Il tourna les pages et vit à sa plus grande stupéfaction les dates défiler sous ses yeux :
05/09/97
22/05/98
11/09/01
…
L'estomac retourné, il tourna de plus en plus lentement les pages et parvint à la dernière :
22/07/31-Chambre 16 / Soins effectués + Néo-genèse administrée-état stationnaire/Rq : courbe anormale phase paradoxale 3 enregistrée à 4h06 : agitation oculaire anormale PSP
C’est impossible ! Qu’est-ce que c’est que ce cauchemar ? Ulcéré, ses pensées fusaient à la vitesse de l'éclair dans sa tête. Son regard éperdu lisait et relisait les lignes de dates sans discontinuer, cherchant l'erreur, la coquille, ce quelque chose qui permettrait de comprendre et de se rassurer sur l'évidente ineptie du document. Mais il ne trouva rien, les années semblaient s'empiler sagement page après page dans le dossier, renseignées chacune de commentaires manuscrits soigneusement consignés.
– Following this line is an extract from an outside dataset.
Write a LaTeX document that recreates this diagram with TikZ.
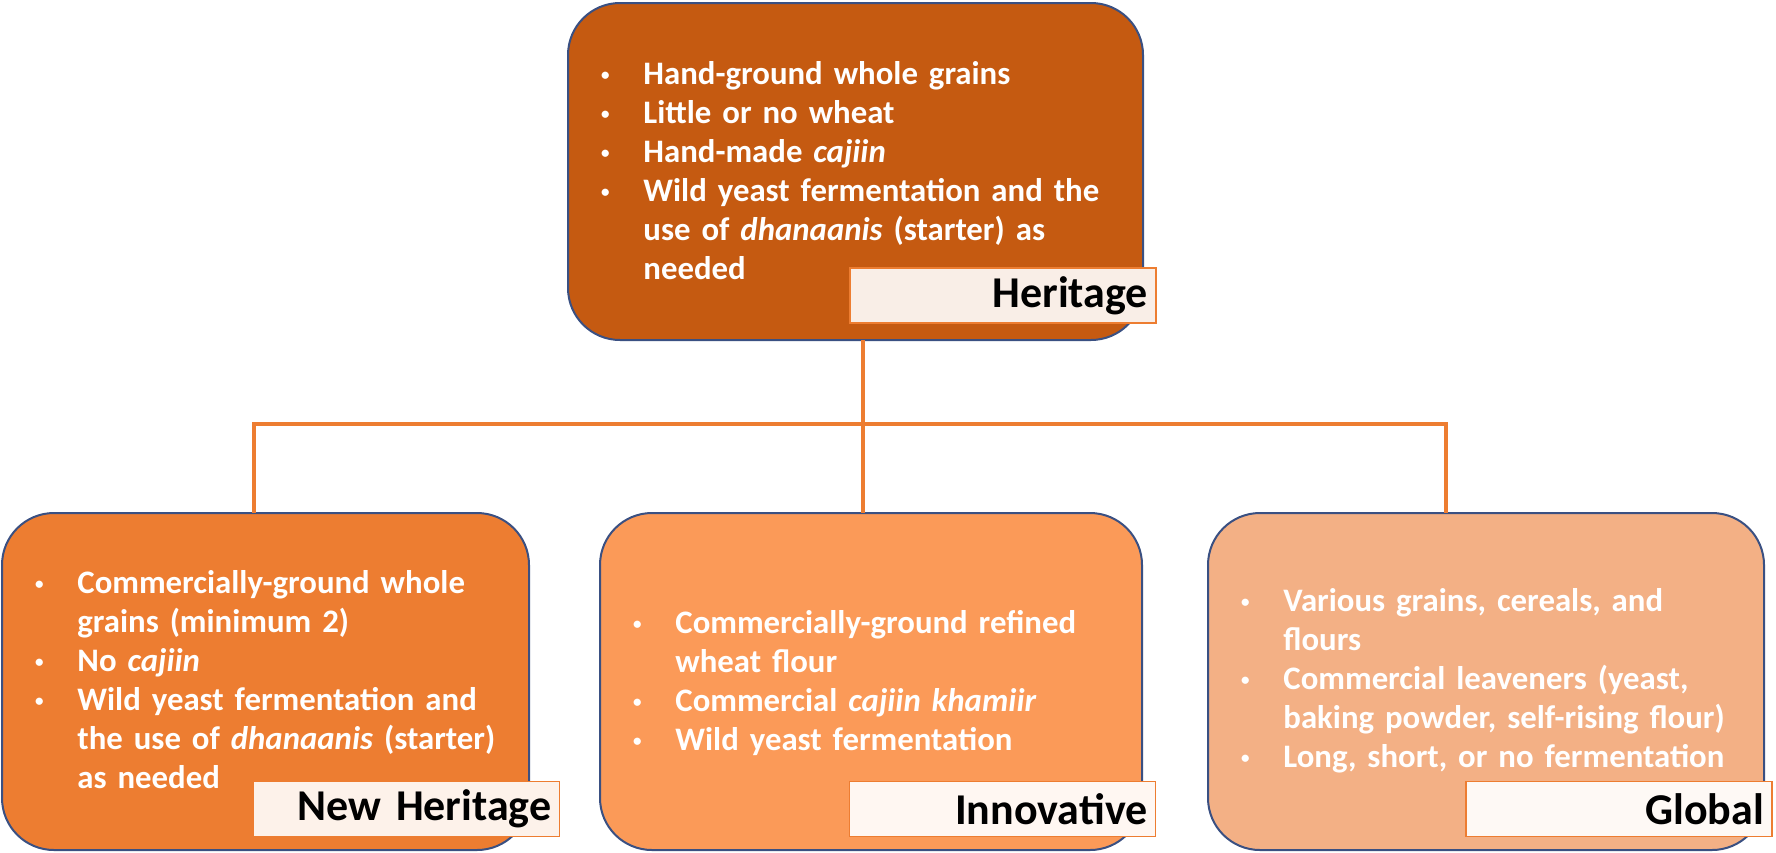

Sidéré, il leva alors la tête et aperçu soudain une faible lueur dans le recoin d’un mur sombre. Attiré, iI se releva et s’en approcha. Se baissant, il constata que la lumière émanait d’un autre trou dans lequel le passage était envisageable. Sans plus réfléchir, il s’y glissa et passa entre de gros blocs de béton arrachés, se faufilant dans un mince boyau en direction de la lumière. Il remarqua dans sa progression que plus il s’en approchait, plus celle-ci virait au jaune et rouge tout en étant de plus en plus vive. S’écorchant au passage, il peina tant bien que mal jusqu’à l’extrémité de cette sorte de tunnel et pu enfin passer la tête hors du trou. Quelques instants, il se figea.
Partout, du feu. Des décombres. De la fumée épaisse, noire et nauséabonde vint lui assaillir les sens. Il se trouvait enfin dehors, mais au centre d’immense blocs de béton et de gravas entassés formant un amas indistinguable de câble, de pierre et de métal au-dessus et au-dessous de lui. De surcroît, comme il se trouvait en hauteur, il vit avec effroi un panorama cataclysmique se déployer sous ses yeux. Une ville brûlait des flammes de l’enfer devant lui, étalant ses quartiers écroulés et noircis ainsi que ses avenues béantes et fumantes. Le ciel, emplit de noirceur incandescente, ne laissait passer aucune lumière. Paris brûlait, exsangue. Il respira un grand coup. Et ferma les yeux.